SHORT PROBLEM => Retype the data that follows line by line, exactly, and leave its pictures out.

— Begin —

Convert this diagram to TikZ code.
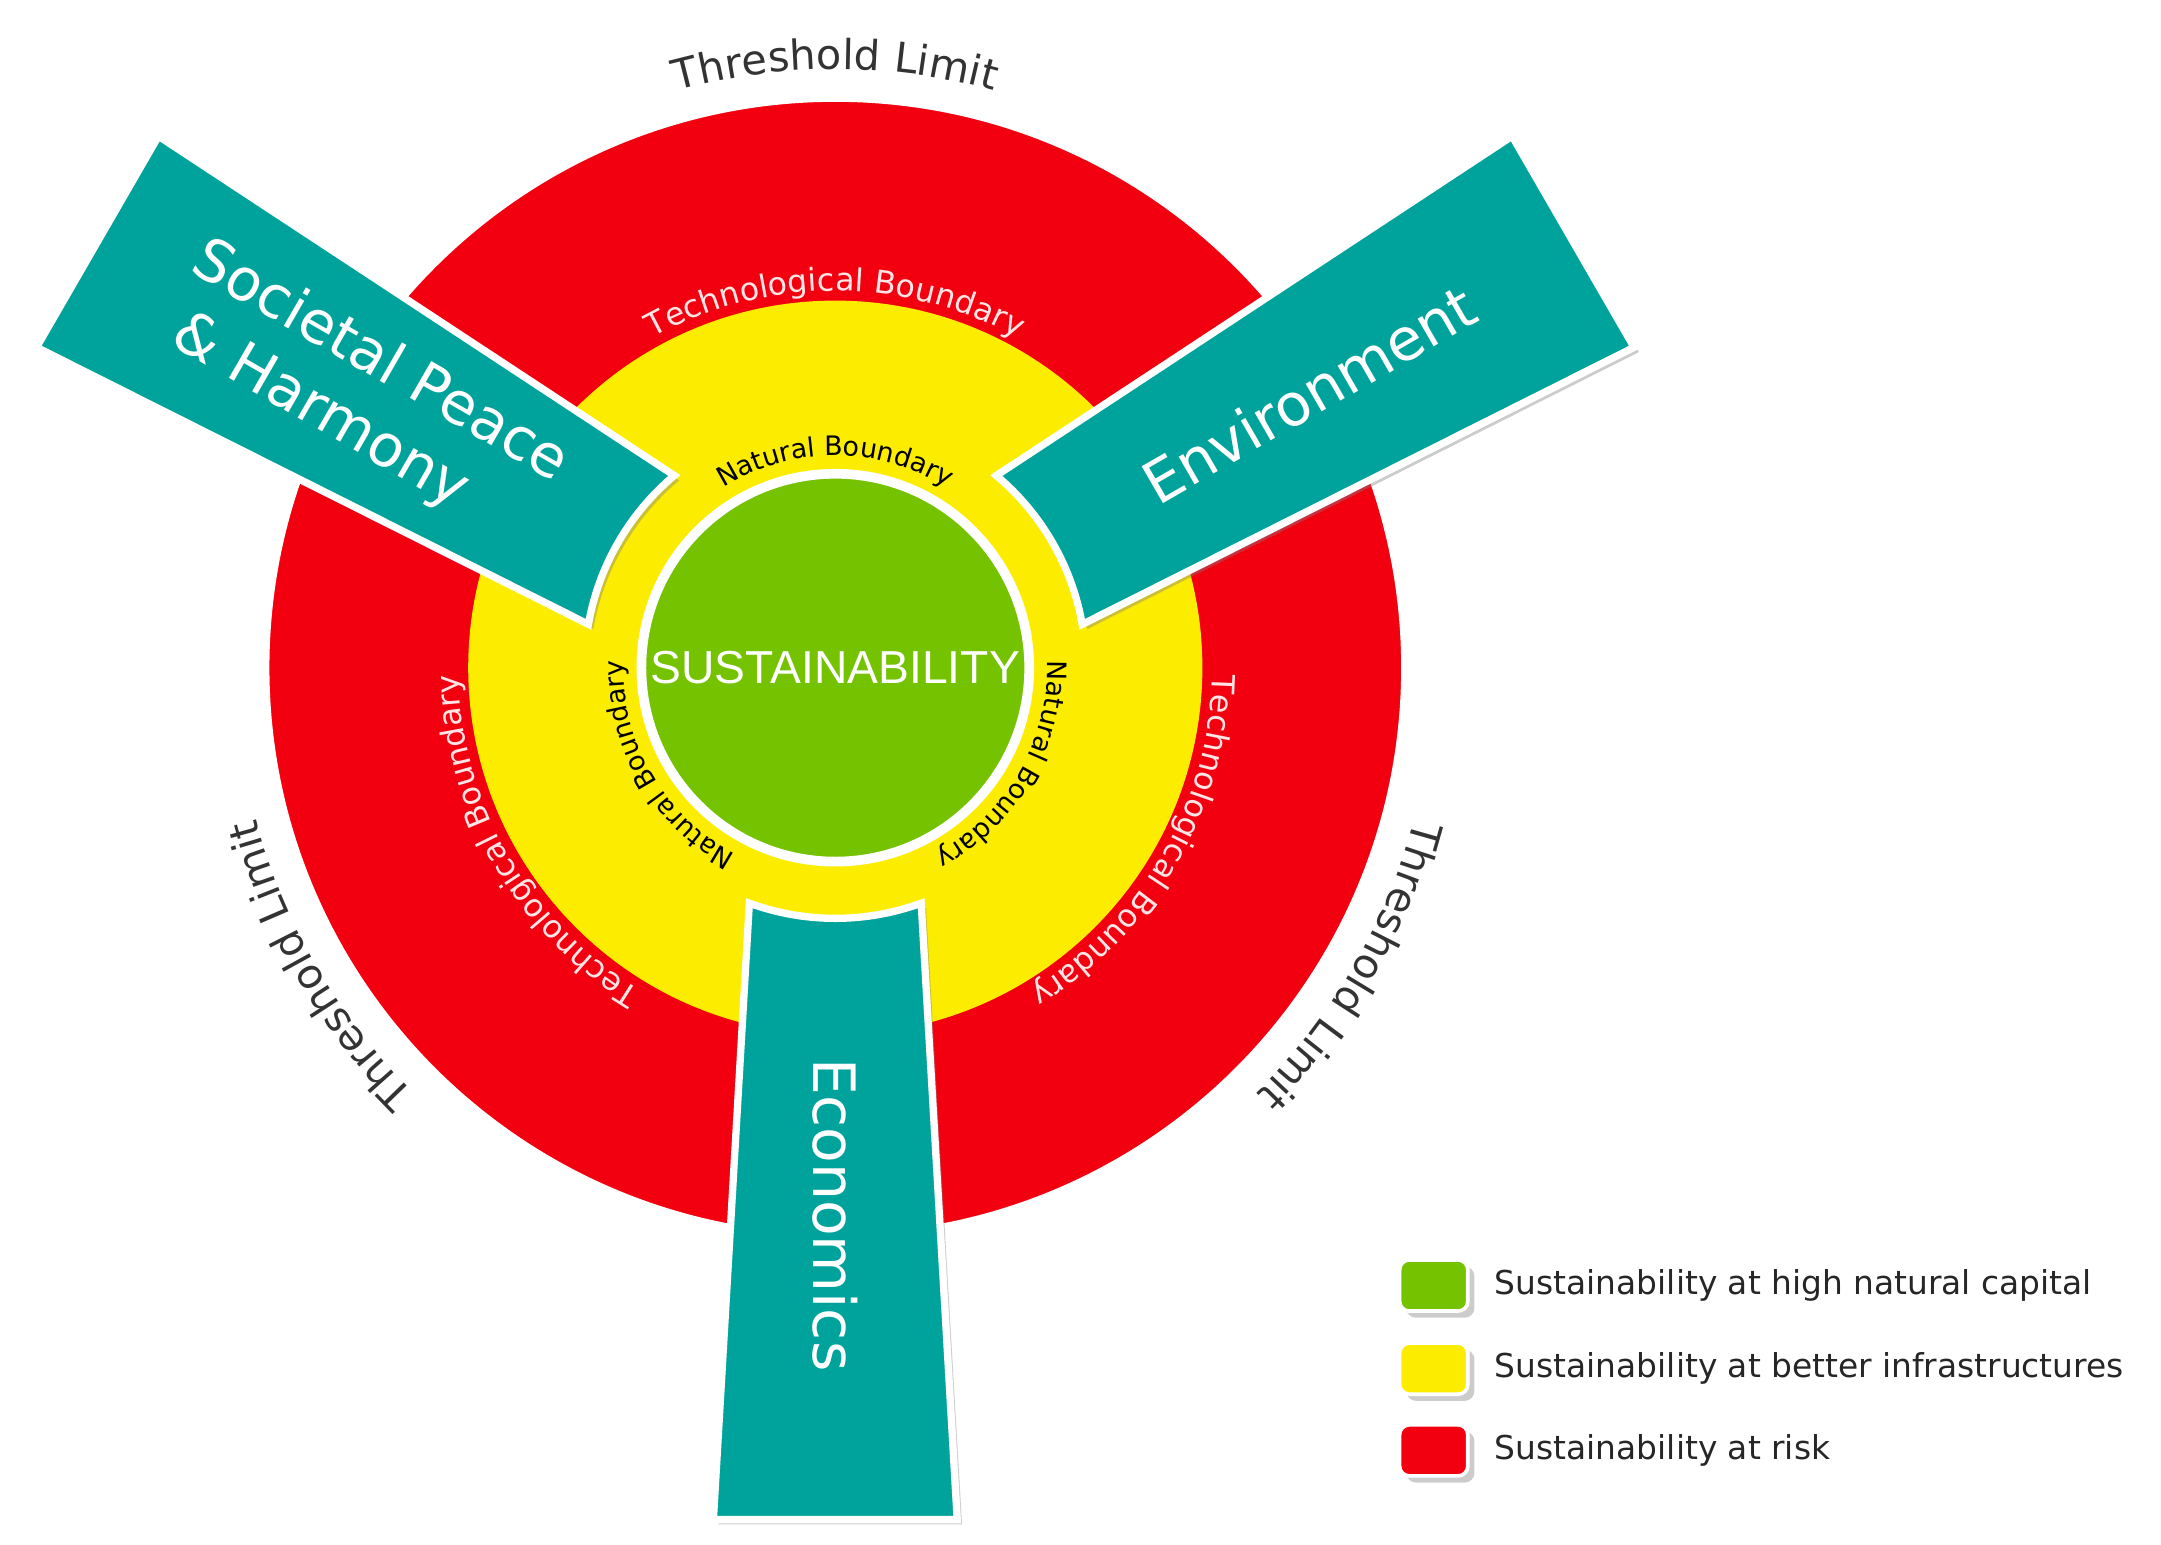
\documentclass[tikz,border=0pt]{standalone}
\usepackage{fontspec}
\setmainfont{DejaVu Sans}
\newfontfamily\arialf{Liberation Sans}
\usetikzlibrary{shadows,decorations.text}
\definecolor{cred}{HTML}{F2000F}
\definecolor{cyel}{HTML}{FCEC00}
\definecolor{cgrn}{HTML}{74C200}
\definecolor{cteal}{HTML}{00A39B}
\tikzset{
  ring/.style={line width=4pt, draw=white, drop shadow={opacity=0.35, shadow xshift=1pt, shadow yshift=-1pt}},
  bar/.style={fill=cteal, draw=white, line width=3pt, line join=miter, drop shadow={opacity=0.4, shadow xshift=2pt, shadow yshift=-2pt}},
  bartext/.style={text=white, font=\fontsize{24}{30}\selectfont, transform shape},
  leg/.style={rounded corners=4pt, draw=white, line width=1.5pt, minimum width=28pt, minimum height=21pt, drop shadow={opacity=0.4}},
  legtext/.style={anchor=west, font=\fontsize{13.5}{15}\selectfont, text=black!85}
}
\newcommand{\arctext}[5]{% angle, radius, span, format, text
  \path[decorate, decoration={text along path, text align=center, text={|#4|#5}}]
    ({#1+#3}:#2) arc[start angle={#1+#3}, end angle={#1-#3}, radius=#2];}
\begin{document}
\begin{tikzpicture}[x=0.02cm,y=0.02cm]
\useasboundingbox[fill=white] (-603,-633) rectangle (957,482);
% circles
\fill[cred, ring] (0,0) coordinate (c) circle[radius=412];
\fill[cyel] (c) circle[radius=265];
\fill[cgrn, ring] (c) circle[radius=140];
% boundary texts
\foreach \a in {90,-30,-150}{
  \arctext{\a}{432}{40}{\fontsize{17}{17}\selectfont\color{black!80}}{Threshold Limit}
  \arctext{\a}{272}{45}{\fontsize{13}{13}\selectfont\color{white!90!red}}{Technological Boundary}
  \arctext{\a}{153}{55}{\fontsize{11}{11}\selectfont\color{black}}{Natural Boundary}
}
\node[text=white, font=\arialf\fontsize{19}{22}\selectfont] (sus) at (0,0) {SUSTAINABILITY};
% bars
\foreach \ang/\nm in {-90/eco,30/env,150/soc}{
  \begin{scope}[rotate=\ang]
    \path[bar] (615,88) -- (170,62) arc[start angle=20.04, end angle=-20.04, radius=181] -- (615,-88) -- cycle;
    \coordinate (\nm) at (395,0);
  \end{scope}
}
\node[bartext, rotate=-90] (ecot) at (eco) {Economics};
\node[bartext, rotate=30] (envt) at (env) {Environment};
\node[bartext, rotate=-30, align=left] (soct) at (soc) {Societal Peace\\\,\,\& Harmony};
% legend
\node[leg, fill=cgrn] (l1) at (432,-446) {};
\node[leg, fill=cyel] (l2) at (432,-506) {};
\node[leg, fill=cred] (l3) at (432,-565) {};
\node[legtext] (t1) at (470,-446) {Sustainability at high natural capital};
\node[legtext] (t2) at (470,-506) {Sustainability at better infrastructures};
\node[legtext] (t3) at (470,-565) {Sustainability at risk};
\end{tikzpicture}
\end{document}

— End —

ANSWER TO THIS TASK =>
Convert this diagram to TikZ code.
\documentclass[tikz,border=0pt]{standalone}
\usepackage{fontspec}
\setmainfont{DejaVu Sans}
\newfontfamily\arialf{Liberation Sans}
\usetikzlibrary{shadows,decorations.text}
\definecolor{cred}{HTML}{F2000F}
\definecolor{cyel}{HTML}{FCEC00}
\definecolor{cgrn}{HTML}{74C200}
\definecolor{cteal}{HTML}{00A39B}
\tikzset{
  ring/.style={line width=4pt, draw=white, drop shadow={opacity=0.35, shadow xshift=1pt, shadow yshift=-1pt}},
  bar/.style={fill=cteal, draw=white, line width=3pt, line join=miter, drop shadow={opacity=0.4, shadow xshift=2pt, shadow yshift=-2pt}},
  bartext/.style={text=white, font=\fontsize{24}{30}\selectfont, transform shape},
  leg/.style={rounded corners=4pt, draw=white, line width=1.5pt, minimum width=28pt, minimum height=21pt, drop shadow={opacity=0.4}},
  legtext/.style={anchor=west, font=\fontsize{13.5}{15}\selectfont, text=black!85}
}
\newcommand{\arctext}[5]{% angle, radius, span, format, text
  \path[decorate, decoration={text along path, text align=center, text={|#4|#5}}]
    ({#1+#3}:#2) arc[start angle={#1+#3}, end angle={#1-#3}, radius=#2];}
\begin{document}
\begin{tikzpicture}[x=0.02cm,y=0.02cm]
\useasboundingbox[fill=white] (-603,-633) rectangle (957,482);
% circles
\fill[cred, ring] (0,0) coordinate (c) circle[radius=412];
\fill[cyel] (c) circle[radius=265];
\fill[cgrn, ring] (c) circle[radius=140];
% boundary texts
\foreach \a in {90,-30,-150}{
  \arctext{\a}{432}{40}{\fontsize{17}{17}\selectfont\color{black!80}}{Threshold Limit}
  \arctext{\a}{272}{45}{\fontsize{13}{13}\selectfont\color{white!90!red}}{Technological Boundary}
  \arctext{\a}{153}{55}{\fontsize{11}{11}\selectfont\color{black}}{Natural Boundary}
}
\node[text=white, font=\arialf\fontsize{19}{22}\selectfont] (sus) at (0,0) {SUSTAINABILITY};
% bars
\foreach \ang/\nm in {-90/eco,30/env,150/soc}{
  \begin{scope}[rotate=\ang]
    \path[bar] (615,88) -- (170,62) arc[start angle=20.04, end angle=-20.04, radius=181] -- (615,-88) -- cycle;
    \coordinate (\nm) at (395,0);
  \end{scope}
}
\node[bartext, rotate=-90] (ecot) at (eco) {Economics};
\node[bartext, rotate=30] (envt) at (env) {Environment};
\node[bartext, rotate=-30, align=left] (soct) at (soc) {Societal Peace\\\,\,\& Harmony};
% legend
\node[leg, fill=cgrn] (l1) at (432,-446) {};
\node[leg, fill=cyel] (l2) at (432,-506) {};
\node[leg, fill=cred] (l3) at (432,-565) {};
\node[legtext] (t1) at (470,-446) {Sustainability at high natural capital};
\node[legtext] (t2) at (470,-506) {Sustainability at better infrastructures};
\node[legtext] (t3) at (470,-565) {Sustainability at risk};
\end{tikzpicture}
\end{document}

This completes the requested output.